**AIM:**
Restate each line of the listing exactly, without carrying over any pictures.

--- --- ---

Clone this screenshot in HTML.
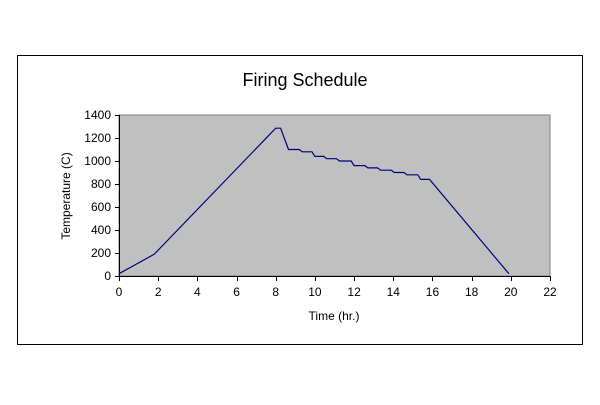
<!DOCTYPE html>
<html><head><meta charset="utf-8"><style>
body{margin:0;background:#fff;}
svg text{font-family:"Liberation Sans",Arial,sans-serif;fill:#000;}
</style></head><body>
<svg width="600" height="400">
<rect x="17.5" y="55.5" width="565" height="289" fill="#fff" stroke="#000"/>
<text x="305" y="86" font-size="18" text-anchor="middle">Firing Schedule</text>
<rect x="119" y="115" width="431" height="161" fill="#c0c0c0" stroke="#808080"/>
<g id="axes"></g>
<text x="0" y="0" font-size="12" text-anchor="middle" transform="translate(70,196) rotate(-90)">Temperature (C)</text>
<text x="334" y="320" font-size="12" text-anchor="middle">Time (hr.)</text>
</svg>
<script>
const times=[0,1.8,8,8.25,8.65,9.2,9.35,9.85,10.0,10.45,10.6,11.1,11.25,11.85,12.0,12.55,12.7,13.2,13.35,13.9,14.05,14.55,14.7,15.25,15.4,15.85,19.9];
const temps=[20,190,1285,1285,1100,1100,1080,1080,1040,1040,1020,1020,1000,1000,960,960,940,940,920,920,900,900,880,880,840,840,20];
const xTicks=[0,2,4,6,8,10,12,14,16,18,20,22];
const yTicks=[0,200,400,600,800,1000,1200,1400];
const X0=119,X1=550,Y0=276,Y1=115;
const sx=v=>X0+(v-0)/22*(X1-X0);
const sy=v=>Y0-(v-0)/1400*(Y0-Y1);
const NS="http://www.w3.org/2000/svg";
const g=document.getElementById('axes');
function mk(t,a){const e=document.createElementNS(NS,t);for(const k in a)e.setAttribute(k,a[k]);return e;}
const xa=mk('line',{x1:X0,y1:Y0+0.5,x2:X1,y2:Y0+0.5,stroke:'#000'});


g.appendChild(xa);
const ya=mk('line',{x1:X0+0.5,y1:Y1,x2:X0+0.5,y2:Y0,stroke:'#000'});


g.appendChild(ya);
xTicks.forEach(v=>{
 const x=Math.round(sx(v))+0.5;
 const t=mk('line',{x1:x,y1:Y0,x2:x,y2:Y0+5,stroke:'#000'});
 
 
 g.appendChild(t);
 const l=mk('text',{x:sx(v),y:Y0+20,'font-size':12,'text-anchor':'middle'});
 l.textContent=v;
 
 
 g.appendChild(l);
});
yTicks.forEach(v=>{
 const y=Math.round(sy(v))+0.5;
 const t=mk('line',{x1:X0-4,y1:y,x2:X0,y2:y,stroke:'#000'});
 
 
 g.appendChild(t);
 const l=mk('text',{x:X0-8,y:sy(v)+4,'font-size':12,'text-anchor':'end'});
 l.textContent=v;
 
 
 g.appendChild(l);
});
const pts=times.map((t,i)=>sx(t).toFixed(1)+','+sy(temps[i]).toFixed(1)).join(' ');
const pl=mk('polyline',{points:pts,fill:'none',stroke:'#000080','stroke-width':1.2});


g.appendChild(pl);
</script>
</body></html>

--- --- ---

**COMPLETE OUTPUT:**
Clone this screenshot in HTML.
<!DOCTYPE html>
<html><head><meta charset="utf-8"><style>
body{margin:0;background:#fff;}
svg text{font-family:"Liberation Sans",Arial,sans-serif;fill:#000;}
</style></head><body>
<svg width="600" height="400">
<rect x="17.5" y="55.5" width="565" height="289" fill="#fff" stroke="#000"/>
<text x="305" y="86" font-size="18" text-anchor="middle">Firing Schedule</text>
<rect x="119" y="115" width="431" height="161" fill="#c0c0c0" stroke="#808080"/>
<g id="axes"></g>
<text x="0" y="0" font-size="12" text-anchor="middle" transform="translate(70,196) rotate(-90)">Temperature (C)</text>
<text x="334" y="320" font-size="12" text-anchor="middle">Time (hr.)</text>
</svg>
<script>
const times=[0,1.8,8,8.25,8.65,9.2,9.35,9.85,10.0,10.45,10.6,11.1,11.25,11.85,12.0,12.55,12.7,13.2,13.35,13.9,14.05,14.55,14.7,15.25,15.4,15.85,19.9];
const temps=[20,190,1285,1285,1100,1100,1080,1080,1040,1040,1020,1020,1000,1000,960,960,940,940,920,920,900,900,880,880,840,840,20];
const xTicks=[0,2,4,6,8,10,12,14,16,18,20,22];
const yTicks=[0,200,400,600,800,1000,1200,1400];
const X0=119,X1=550,Y0=276,Y1=115;
const sx=v=>X0+(v-0)/22*(X1-X0);
const sy=v=>Y0-(v-0)/1400*(Y0-Y1);
const NS="http://www.w3.org/2000/svg";
const g=document.getElementById('axes');
function mk(t,a){const e=document.createElementNS(NS,t);for(const k in a)e.setAttribute(k,a[k]);return e;}
const xa=mk('line',{x1:X0,y1:Y0+0.5,x2:X1,y2:Y0+0.5,stroke:'#000'});


g.appendChild(xa);
const ya=mk('line',{x1:X0+0.5,y1:Y1,x2:X0+0.5,y2:Y0,stroke:'#000'});


g.appendChild(ya);
xTicks.forEach(v=>{
 const x=Math.round(sx(v))+0.5;
 const t=mk('line',{x1:x,y1:Y0,x2:x,y2:Y0+5,stroke:'#000'});
 
 
 g.appendChild(t);
 const l=mk('text',{x:sx(v),y:Y0+20,'font-size':12,'text-anchor':'middle'});
 l.textContent=v;
 
 
 g.appendChild(l);
});
yTicks.forEach(v=>{
 const y=Math.round(sy(v))+0.5;
 const t=mk('line',{x1:X0-4,y1:y,x2:X0,y2:y,stroke:'#000'});
 
 
 g.appendChild(t);
 const l=mk('text',{x:X0-8,y:sy(v)+4,'font-size':12,'text-anchor':'end'});
 l.textContent=v;
 
 
 g.appendChild(l);
});
const pts=times.map((t,i)=>sx(t).toFixed(1)+','+sy(temps[i]).toFixed(1)).join(' ');
const pl=mk('polyline',{points:pts,fill:'none',stroke:'#000080','stroke-width':1.2});


g.appendChild(pl);
</script>
</body></html>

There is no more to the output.